The way I would go about this is:

  • Single-item query - if in memcached, use that one, otherwise fetch from DB and update memcached.
  • Batch query - don't worry about which items are in memcached, just get everything and update memcached.

This of course assumes that the batch queries already take hell a lot more time to complete and so it I'm already spending so much time I can live with external lookups to already cached items.

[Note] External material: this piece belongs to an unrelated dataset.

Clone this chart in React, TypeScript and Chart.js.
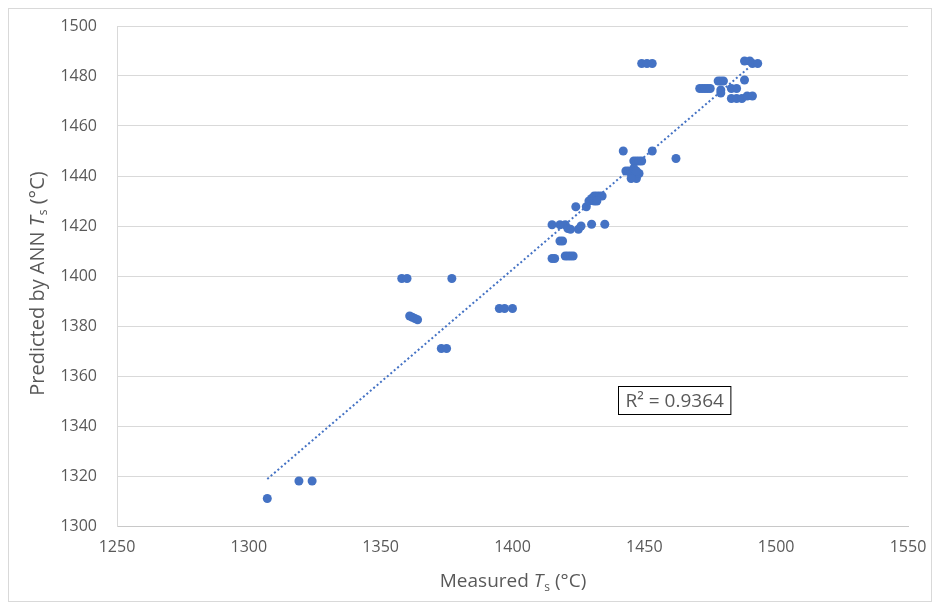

However, eventually, your cache will contain a lot of the items if you use the batch queries a lot. Therefore you'll have to strike the balance for determining at which point you still want to perform the database lookups. Good thing is if the batch query is earlier in the life cycle of your applications, then everything will be cached earlier. After the first batch query you can tell yourself that you don't need to fetch from DB anymore unless the data in the cache is invalidated by updates or deletes.



回答4:

Here's my understanding of how NHibernate (and therefore probably Hibernate) does it. It has 4 caches:

  • row cache: this caches DB rows. The cache key is TableName#id, the other entries are the row values.
  • query cache: this caches the results returned for a particular query. The cache key is the query with parameters, the data is a list of the TableName#id row keys that were returned as query results.
  • collections cache: this caches the child objects of any given parent (which NHibernate allows to be lazy-loaded.) So if you access myCompany.Employees, the employees collection will be cached in the collections cache. The cache key is CollectionName#entityId, the data is a list of the TableName#id row keys for the child rows.
  • table update cache: a list of each table and when it was last updated. If a table was updated after the data was cached, the data is considered stale.

This is a pretty flexible solution, is very efficient space-wise, and guarantees that the data won't be stale. The disadvantage is that a single query can require several round-trips to the cache, which can be a problem if the cache server is on the network.